Naira

Naira Approaches N500/$1 at Black Market Following Devaluation

Published

on

The Nigerian Naira plunged to N493 against the United States Dollar on Wednesday at the parallel market, popularly known as the black market, following the Central Bank of Nigeria‘s decision to devalue the local currency again.

The apex bank had replaced the official exchange rate of N379/$1 with NAFEX rate of over N410/$1 to further unify the nation’s foreign exchange rates and ease the pressure on dwindling foreign reserves.

While criticism trailed the decision given the current situation in the country, persistent dollar scarcity occasioned by weak foreign revenue, speculators and hoarders that operates at the nation’s black market section of the forex plunged the Naira against global counterparts on Wednesday.

Against the British Pound, the Naira traded at N688 and N592 to a single Euro.

At the NAFEX window, the local currency exchanged at N411.50 to a United States Dollar. Investors traded $471.85 million during the trading hours of Wednesday.

Weak foreign revenue generation amid fragile growth and escalating inflation rate continues to hurt the Nigerian Naira and the central bank’s ability to defend the embattled local currency.

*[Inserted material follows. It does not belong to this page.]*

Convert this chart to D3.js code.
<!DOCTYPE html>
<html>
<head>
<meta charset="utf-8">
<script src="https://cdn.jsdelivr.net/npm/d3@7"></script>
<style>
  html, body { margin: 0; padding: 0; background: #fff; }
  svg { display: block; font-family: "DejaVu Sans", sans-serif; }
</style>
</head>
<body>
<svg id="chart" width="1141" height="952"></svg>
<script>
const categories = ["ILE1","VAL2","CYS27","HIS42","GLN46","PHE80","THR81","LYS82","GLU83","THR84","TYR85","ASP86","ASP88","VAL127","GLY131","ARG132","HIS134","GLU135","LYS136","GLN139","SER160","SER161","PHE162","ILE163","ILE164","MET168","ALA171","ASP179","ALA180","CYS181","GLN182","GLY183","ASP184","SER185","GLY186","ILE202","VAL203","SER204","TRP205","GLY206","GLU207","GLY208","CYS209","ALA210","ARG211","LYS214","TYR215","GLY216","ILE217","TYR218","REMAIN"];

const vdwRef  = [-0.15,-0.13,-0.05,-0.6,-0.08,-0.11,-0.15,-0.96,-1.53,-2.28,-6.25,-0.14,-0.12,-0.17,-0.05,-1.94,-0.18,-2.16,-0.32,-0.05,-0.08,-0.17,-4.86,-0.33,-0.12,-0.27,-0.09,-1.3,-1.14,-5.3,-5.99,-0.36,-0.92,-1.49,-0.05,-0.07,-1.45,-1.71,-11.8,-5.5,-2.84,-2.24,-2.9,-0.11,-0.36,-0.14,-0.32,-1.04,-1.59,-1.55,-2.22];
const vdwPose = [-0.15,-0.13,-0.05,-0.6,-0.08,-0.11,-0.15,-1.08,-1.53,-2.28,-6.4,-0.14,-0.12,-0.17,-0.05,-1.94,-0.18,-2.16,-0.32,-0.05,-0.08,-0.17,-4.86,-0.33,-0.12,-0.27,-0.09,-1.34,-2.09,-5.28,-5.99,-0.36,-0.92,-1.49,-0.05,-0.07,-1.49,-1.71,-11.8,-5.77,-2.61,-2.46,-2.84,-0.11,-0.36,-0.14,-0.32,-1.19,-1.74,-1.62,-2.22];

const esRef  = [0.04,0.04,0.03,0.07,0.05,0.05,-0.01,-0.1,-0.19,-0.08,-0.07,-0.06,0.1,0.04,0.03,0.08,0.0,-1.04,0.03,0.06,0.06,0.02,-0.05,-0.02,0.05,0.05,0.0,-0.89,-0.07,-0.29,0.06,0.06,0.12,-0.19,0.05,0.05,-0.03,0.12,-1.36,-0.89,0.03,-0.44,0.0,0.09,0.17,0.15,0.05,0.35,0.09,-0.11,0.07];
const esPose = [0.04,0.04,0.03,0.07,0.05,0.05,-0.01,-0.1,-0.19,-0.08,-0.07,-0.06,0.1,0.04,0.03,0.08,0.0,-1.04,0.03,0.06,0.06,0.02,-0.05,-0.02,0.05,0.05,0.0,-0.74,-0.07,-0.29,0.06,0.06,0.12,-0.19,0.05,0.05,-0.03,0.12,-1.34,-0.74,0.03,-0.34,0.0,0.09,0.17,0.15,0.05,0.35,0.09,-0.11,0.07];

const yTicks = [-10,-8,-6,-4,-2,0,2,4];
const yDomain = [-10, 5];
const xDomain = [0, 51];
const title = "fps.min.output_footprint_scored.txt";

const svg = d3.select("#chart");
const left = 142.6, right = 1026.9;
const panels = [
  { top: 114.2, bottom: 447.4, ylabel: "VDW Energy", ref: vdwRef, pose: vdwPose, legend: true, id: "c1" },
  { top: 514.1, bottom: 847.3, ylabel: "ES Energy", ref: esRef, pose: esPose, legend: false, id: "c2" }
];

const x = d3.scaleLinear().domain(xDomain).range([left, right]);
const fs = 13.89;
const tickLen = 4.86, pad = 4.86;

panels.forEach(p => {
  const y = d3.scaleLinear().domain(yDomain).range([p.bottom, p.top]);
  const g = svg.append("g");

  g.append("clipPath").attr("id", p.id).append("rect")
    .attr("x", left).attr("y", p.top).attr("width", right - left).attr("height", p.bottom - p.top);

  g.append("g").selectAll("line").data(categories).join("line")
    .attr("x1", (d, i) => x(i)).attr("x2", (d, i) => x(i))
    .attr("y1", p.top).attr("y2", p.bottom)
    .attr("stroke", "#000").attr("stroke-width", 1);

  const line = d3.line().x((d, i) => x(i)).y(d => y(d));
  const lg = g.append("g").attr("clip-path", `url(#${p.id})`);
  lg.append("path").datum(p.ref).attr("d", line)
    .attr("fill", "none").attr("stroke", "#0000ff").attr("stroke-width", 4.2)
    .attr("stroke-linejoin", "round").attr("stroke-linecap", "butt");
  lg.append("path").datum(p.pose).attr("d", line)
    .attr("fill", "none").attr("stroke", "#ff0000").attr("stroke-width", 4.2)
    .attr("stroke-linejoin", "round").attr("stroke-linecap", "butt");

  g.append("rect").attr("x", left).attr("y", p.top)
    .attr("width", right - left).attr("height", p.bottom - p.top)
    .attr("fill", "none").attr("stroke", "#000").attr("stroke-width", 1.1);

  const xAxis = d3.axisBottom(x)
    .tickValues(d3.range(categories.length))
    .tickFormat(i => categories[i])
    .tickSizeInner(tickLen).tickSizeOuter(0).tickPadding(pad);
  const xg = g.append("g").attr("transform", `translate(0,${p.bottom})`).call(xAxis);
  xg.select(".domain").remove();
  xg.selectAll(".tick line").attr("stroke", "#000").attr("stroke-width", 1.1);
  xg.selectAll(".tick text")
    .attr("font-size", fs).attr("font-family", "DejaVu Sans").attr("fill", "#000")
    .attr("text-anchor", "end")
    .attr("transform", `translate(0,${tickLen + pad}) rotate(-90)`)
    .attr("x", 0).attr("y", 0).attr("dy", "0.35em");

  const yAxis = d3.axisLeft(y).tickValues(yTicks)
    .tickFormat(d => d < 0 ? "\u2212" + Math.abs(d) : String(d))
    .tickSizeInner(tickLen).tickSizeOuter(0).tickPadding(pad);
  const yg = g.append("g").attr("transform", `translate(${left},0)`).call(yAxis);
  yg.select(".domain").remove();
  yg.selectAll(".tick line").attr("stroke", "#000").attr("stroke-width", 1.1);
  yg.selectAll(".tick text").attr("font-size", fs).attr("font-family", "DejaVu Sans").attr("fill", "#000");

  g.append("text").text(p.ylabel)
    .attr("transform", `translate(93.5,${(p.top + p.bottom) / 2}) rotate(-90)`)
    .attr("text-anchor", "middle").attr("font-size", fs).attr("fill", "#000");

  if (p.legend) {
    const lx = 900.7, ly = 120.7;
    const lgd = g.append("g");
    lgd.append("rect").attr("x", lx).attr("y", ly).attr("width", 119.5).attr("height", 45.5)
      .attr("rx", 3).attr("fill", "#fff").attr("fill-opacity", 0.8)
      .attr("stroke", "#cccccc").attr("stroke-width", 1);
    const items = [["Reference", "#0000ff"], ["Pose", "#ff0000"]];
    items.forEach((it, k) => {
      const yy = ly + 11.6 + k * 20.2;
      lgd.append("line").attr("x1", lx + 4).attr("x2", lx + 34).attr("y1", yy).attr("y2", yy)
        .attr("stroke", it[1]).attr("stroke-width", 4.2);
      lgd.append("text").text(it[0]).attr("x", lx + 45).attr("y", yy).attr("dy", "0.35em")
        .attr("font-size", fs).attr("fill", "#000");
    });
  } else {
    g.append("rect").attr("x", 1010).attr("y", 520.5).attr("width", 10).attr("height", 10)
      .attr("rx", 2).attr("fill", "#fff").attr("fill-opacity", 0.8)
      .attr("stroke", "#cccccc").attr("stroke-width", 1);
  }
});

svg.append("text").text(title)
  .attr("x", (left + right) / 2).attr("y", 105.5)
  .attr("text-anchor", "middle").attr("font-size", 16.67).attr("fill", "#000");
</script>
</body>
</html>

According to the monetary policy committee, even though “the economy had successfully exited the recession, the recovery was very fragile given that the GDP of 0.51 per cent was still far below population growth rate. Committee, therefore, was of the view that, there is a strong need for the Monetary Authorities to consolidate on all administrative measures taken not only to rein in inflation, but also on the actions so far taken to grow output.”

The committee left interest unchanged to stimulate growth and said the measures put in place by the central bank will help ease rising inflation as seen in April.